Abstract: Saline lakes are not common, representing 44% of the volume and 23% of the area of all lakes on Earth. These systems are being lost at an alarming rate as overpopulation increases the demand for irrigated agriculture and water for urban centers. Central Asia’s Aral Sea, the Dead Sea in Jordan and Israel, Bolivia’s Lake Poopó, Iran’s Lake Urmia, and California’s Salton Sea are prominent examples of the startling trend of human impacts on these ecosystems. Water development for agricultural, industrial and municipal applications increases economic productivity and stability. In contrast, the ecological, sociological and economic benefits of saline lakes are diverse, but not as easily monetized. Terminal saline accumulate and recycle nutrients more than freshwater systems, so they are highly productive. This makes them extremely important for avian communities, and consequently, saline lakes around the world have been designated as Ramsar Wetlands of International Importance or as Western Hemispheric Shorebird Reserve sites. Decreases in lake size and the simultaneous increase in salinity decreases bird habitat and the production of their prey organisms. At Lake Urmia, for example, increasing salinities have eradicated brine shrimp, flamingos and most other birds. Additionally, when saline lakes are desiccated, they become sources of dust that harm human health and agriculture.The city of Los Angeles, which diverted water from the Owens Lake watershed in California, will spend US$ 3.6 billion to reduce dust emissions from the relatively small dry bed of Owen’s Lake in an effort to mitigate these effects. Effective controls of dust emissions from larger desiccated lakes become logistically and economically unfeasible.

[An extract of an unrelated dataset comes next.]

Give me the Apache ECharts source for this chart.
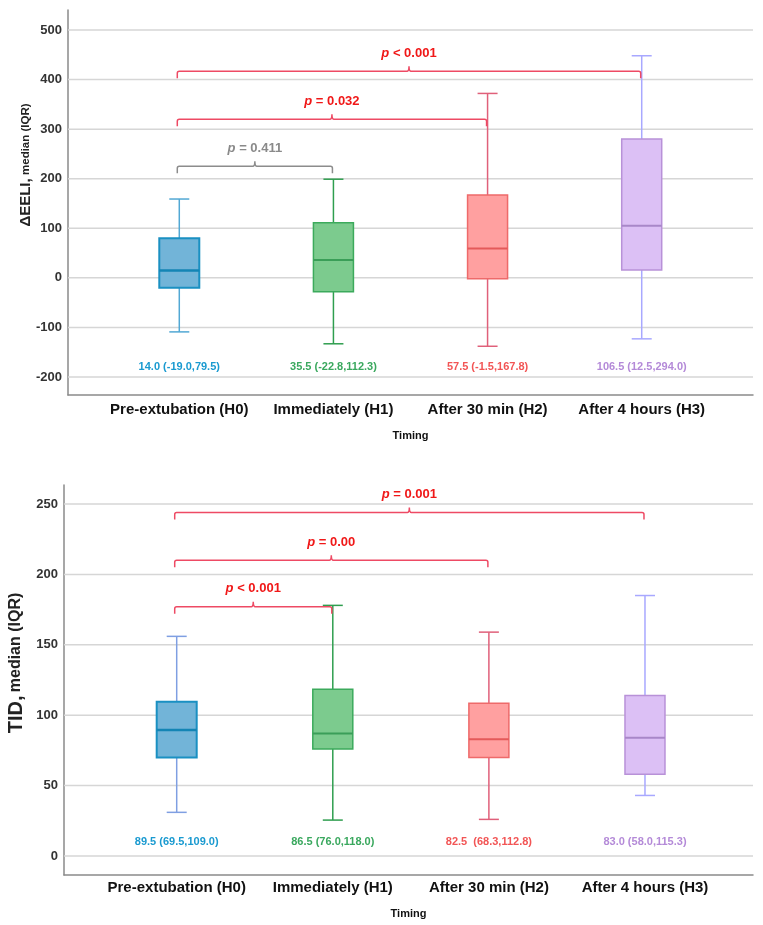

Once water development occurs in a basin and a saline lake is desiccated, it becomes extremely difficult to reverse the trend because humans become habituated to high water use. Abundant and inexpensive water leads urban users to landscape their homes without regard to the environmental and human health costs. Another example is the Iranian government that built dams and irrigation systems in the Lake Urmia basin over the past 25 years that has caused a precipitous decline in the lake. Iranians are now struggling to recover the lake, but the establishment of water-hungry crops has made the agricultural community dependent on intensive irrigation, and it seems unlikely that the lake can be saved in the foreseeable future. Dust storms, impacts on human health, and the loss of avian communities will likely persist for decades.   

Great Salt Lake has lost approximately 50% of its area and volume and proposed water development would cause additional loss. Nevertheless, much of the lake is still functional, and we can, and should, learn lessons from the ecological disasters that have occurred elsewhere.  Water conservation, reduced population growth and changes in water distribution laws can preclude the need for further water development, and even provide additional water to the lake to reverse the decline seen over the past 150 years. Unlike many developing nations, we have the economic means and the knowledge to save the lake—now is the time to act before it is too late.